Royal Bank of Canada’s Dave McKay is feeling the bite of the FANGs.

The lender’s chief executive officer told investors on Tuesday that he’s increasingly worried about the so-called FANG companies — Facebook Inc. (FB.O), Amazon.com Inc. (AMZN.O), Netflix Inc. (NFLX.O) and Google parent Alphabet Inc. (GOOGL.O) — getting into banking. The companies are already inserting themselves between the bank and its customers as people increasingly turn to the technology giants when shopping for financial services, McKay said.

“They are getting between us and the moments of truth of our customers, and currently what they do with that is they sell that insight back to us in the form of search and advertising and other perspectives, and they earn a certain amount of economic rent,” McKay said at the RBC Financial Institutions Conference in New York. The amount of money tech companies are seeking from banks “is growing,” he said.

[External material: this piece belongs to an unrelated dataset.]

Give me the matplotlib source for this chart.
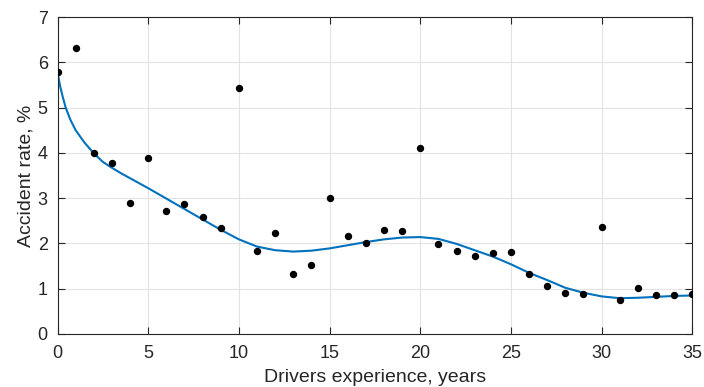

The finance industry has become increasingly concerned that major tech companies might try to sideline banks by handling more of their customers’ payments, offering loans or accepting deposits — even if those services open them up to more regulation. McKay said his goal is to build out services that allow Royal Bank to be a bigger part of a customer’s life before they have to make a financial choice.

“I do get calls from the FANGs after I do these events,” McKay said. “Moving higher up in the funnel of decision-making and life moments before the financing decision or before the banking decision is mission-critical in us taking control in that journey and not being beholden to somebody else’s platform.”